═════ Raw data ═════

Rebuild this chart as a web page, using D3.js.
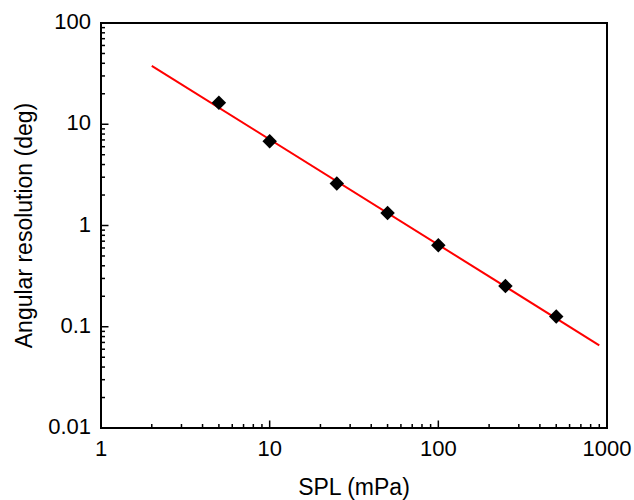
<!DOCTYPE html>
<html>
<head>
<meta charset="utf-8">
<script src="https://cdn.jsdelivr.net/npm/d3@7"></script>
<style>
  html, body { margin: 0; padding: 0; background: #fff; }
  svg { display: block; }
  text { font-family: "Liberation Sans", Arial, sans-serif; fill: #000; }
</style>
</head>
<body>
<svg id="chart" width="634" height="500"></svg>
<script>
// Data
const splValues = [5, 10, 25, 50, 100, 250, 500];
const resolutionValues = [16.3, 6.8, 2.6, 1.33, 0.637, 0.252, 0.126];
const fitX = [2, 900];
const fitY = [37.8, 0.0656];
const xTickLabels = [1, 10, 100, 1000];
const yTickLabels = [0.01, 0.1, 1, 10, 100];
const xTitle = "SPL (mPa)";
const yTitle = "Angular resolution (deg)";

const W = 634, H = 500;
const m = { left: 101, right: 27, top: 23, bottom: 72 };
const svg = d3.select("#chart");

const x = d3.scaleLog().domain([1, 1000]).range([m.left, W - m.right]);
const y = d3.scaleLog().domain([0.01, 100]).range([H - m.bottom, m.top]);

const x0 = m.left, x1 = W - m.right, y0 = H - m.bottom, y1 = m.top;

// minor ticks
function logTicks(lo, hi) {
  const out = [];
  for (let e = Math.log10(lo); e < Math.log10(hi); e++) {
    const b = Math.pow(10, e);
    for (let k = 2; k <= 9; k++) out.push(+(b * k).toPrecision(3));
  }
  return out;
}

const g = svg.append("g");

// X axis ticks (inward)
g.selectAll(".xmin").data(logTicks(1, 1000)).enter().append("line")
  .attr("x1", d => x(d)).attr("x2", d => x(d))
  .attr("y1", y0).attr("y2", y0 - 4)
  .attr("stroke", "#000").attr("stroke-width", 1.5);
g.selectAll(".xmaj").data(xTickLabels).enter().append("line")
  .attr("x1", d => x(d)).attr("x2", d => x(d))
  .attr("y1", y0).attr("y2", y0 - 7.5)
  .attr("stroke", "#000").attr("stroke-width", 1.5);
g.selectAll(".xlab").data(xTickLabels).enter().append("text")
  .attr("x", d => x(d)).attr("y", y0 + 28)
  .attr("text-anchor", "middle").attr("font-size", 22)
  .text(d => String(d));

// Y axis ticks
g.selectAll(".ymin").data(logTicks(0.01, 100)).enter().append("line")
  .attr("x1", x0).attr("x2", x0 + 4)
  .attr("y1", d => y(d)).attr("y2", d => y(d))
  .attr("stroke", "#000").attr("stroke-width", 1.5);
g.selectAll(".ymaj").data(yTickLabels).enter().append("line")
  .attr("x1", x0).attr("x2", x0 + 7.5)
  .attr("y1", d => y(d)).attr("y2", d => y(d))
  .attr("stroke", "#000").attr("stroke-width", 1.5);
g.selectAll(".ylab").data(yTickLabels).enter().append("text")
  .attr("x", x0 - 10).attr("y", d => y(d) + 6)
  .attr("text-anchor", "end").attr("font-size", 22)
  .text(d => String(d));

// Frame
svg.append("rect")
  .attr("x", x0).attr("y", y1)
  .attr("width", x1 - x0).attr("height", y0 - y1)
  .attr("fill", "none").attr("stroke", "#000").attr("stroke-width", 2);

// Fit line
svg.append("path")
  .datum(fitX.map((v, i) => [v, fitY[i]]))
  .attr("d", d3.line().x(d => x(d[0])).y(d => y(d[1])))
  .attr("fill", "none").attr("stroke", "#ff0000").attr("stroke-width", 2);

// Markers
svg.selectAll(".pt").data(splValues.map((v, i) => [v, resolutionValues[i]]))
  .enter().append("path")
  .attr("d", d3.symbol().type(d3.symbolSquare).size(105))
  .attr("transform", d => `translate(${x(d[0])},${y(d[1])}) rotate(45)`)
  .attr("fill", "#000");

// Titles
svg.append("text")
  .attr("x", (x0 + x1) / 2).attr("y", 495)
  .attr("text-anchor", "middle").attr("font-size", 23)
  .text(xTitle);
svg.append("text")
  .attr("transform", `translate(32,${(y0 + y1) / 2}) rotate(-90)`)
  .attr("text-anchor", "middle").attr("font-size", 23)
  .text(yTitle);
</script>
</body>
</html>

═════

§ What is required
The pictures should not be reproduced; quote all of the other material exactly.

§ Answer in full
Rebuild this chart as a web page, using D3.js.
<!DOCTYPE html>
<html>
<head>
<meta charset="utf-8">
<script src="https://cdn.jsdelivr.net/npm/d3@7"></script>
<style>
  html, body { margin: 0; padding: 0; background: #fff; }
  svg { display: block; }
  text { font-family: "Liberation Sans", Arial, sans-serif; fill: #000; }
</style>
</head>
<body>
<svg id="chart" width="634" height="500"></svg>
<script>
// Data
const splValues = [5, 10, 25, 50, 100, 250, 500];
const resolutionValues = [16.3, 6.8, 2.6, 1.33, 0.637, 0.252, 0.126];
const fitX = [2, 900];
const fitY = [37.8, 0.0656];
const xTickLabels = [1, 10, 100, 1000];
const yTickLabels = [0.01, 0.1, 1, 10, 100];
const xTitle = "SPL (mPa)";
const yTitle = "Angular resolution (deg)";

const W = 634, H = 500;
const m = { left: 101, right: 27, top: 23, bottom: 72 };
const svg = d3.select("#chart");

const x = d3.scaleLog().domain([1, 1000]).range([m.left, W - m.right]);
const y = d3.scaleLog().domain([0.01, 100]).range([H - m.bottom, m.top]);

const x0 = m.left, x1 = W - m.right, y0 = H - m.bottom, y1 = m.top;

// minor ticks
function logTicks(lo, hi) {
  const out = [];
  for (let e = Math.log10(lo); e < Math.log10(hi); e++) {
    const b = Math.pow(10, e);
    for (let k = 2; k <= 9; k++) out.push(+(b * k).toPrecision(3));
  }
  return out;
}

const g = svg.append("g");

// X axis ticks (inward)
g.selectAll(".xmin").data(logTicks(1, 1000)).enter().append("line")
  .attr("x1", d => x(d)).attr("x2", d => x(d))
  .attr("y1", y0).attr("y2", y0 - 4)
  .attr("stroke", "#000").attr("stroke-width", 1.5);
g.selectAll(".xmaj").data(xTickLabels).enter().append("line")
  .attr("x1", d => x(d)).attr("x2", d => x(d))
  .attr("y1", y0).attr("y2", y0 - 7.5)
  .attr("stroke", "#000").attr("stroke-width", 1.5);
g.selectAll(".xlab").data(xTickLabels).enter().append("text")
  .attr("x", d => x(d)).attr("y", y0 + 28)
  .attr("text-anchor", "middle").attr("font-size", 22)
  .text(d => String(d));

// Y axis ticks
g.selectAll(".ymin").data(logTicks(0.01, 100)).enter().append("line")
  .attr("x1", x0).attr("x2", x0 + 4)
  .attr("y1", d => y(d)).attr("y2", d => y(d))
  .attr("stroke", "#000").attr("stroke-width", 1.5);
g.selectAll(".ymaj").data(yTickLabels).enter().append("line")
  .attr("x1", x0).attr("x2", x0 + 7.5)
  .attr("y1", d => y(d)).attr("y2", d => y(d))
  .attr("stroke", "#000").attr("stroke-width", 1.5);
g.selectAll(".ylab").data(yTickLabels).enter().append("text")
  .attr("x", x0 - 10).attr("y", d => y(d) + 6)
  .attr("text-anchor", "end").attr("font-size", 22)
  .text(d => String(d));

// Frame
svg.append("rect")
  .attr("x", x0).attr("y", y1)
  .attr("width", x1 - x0).attr("height", y0 - y1)
  .attr("fill", "none").attr("stroke", "#000").attr("stroke-width", 2);

// Fit line
svg.append("path")
  .datum(fitX.map((v, i) => [v, fitY[i]]))
  .attr("d", d3.line().x(d => x(d[0])).y(d => y(d[1])))
  .attr("fill", "none").attr("stroke", "#ff0000").attr("stroke-width", 2);

// Markers
svg.selectAll(".pt").data(splValues.map((v, i) => [v, resolutionValues[i]]))
  .enter().append("path")
  .attr("d", d3.symbol().type(d3.symbolSquare).size(105))
  .attr("transform", d => `translate(${x(d[0])},${y(d[1])}) rotate(45)`)
  .attr("fill", "#000");

// Titles
svg.append("text")
  .attr("x", (x0 + x1) / 2).attr("y", 495)
  .attr("text-anchor", "middle").attr("font-size", 23)
  .text(xTitle);
svg.append("text")
  .attr("transform", `translate(32,${(y0 + y1) / 2}) rotate(-90)`)
  .attr("text-anchor", "middle").attr("font-size", 23)
  .text(yTitle);
</script>
</body>
</html>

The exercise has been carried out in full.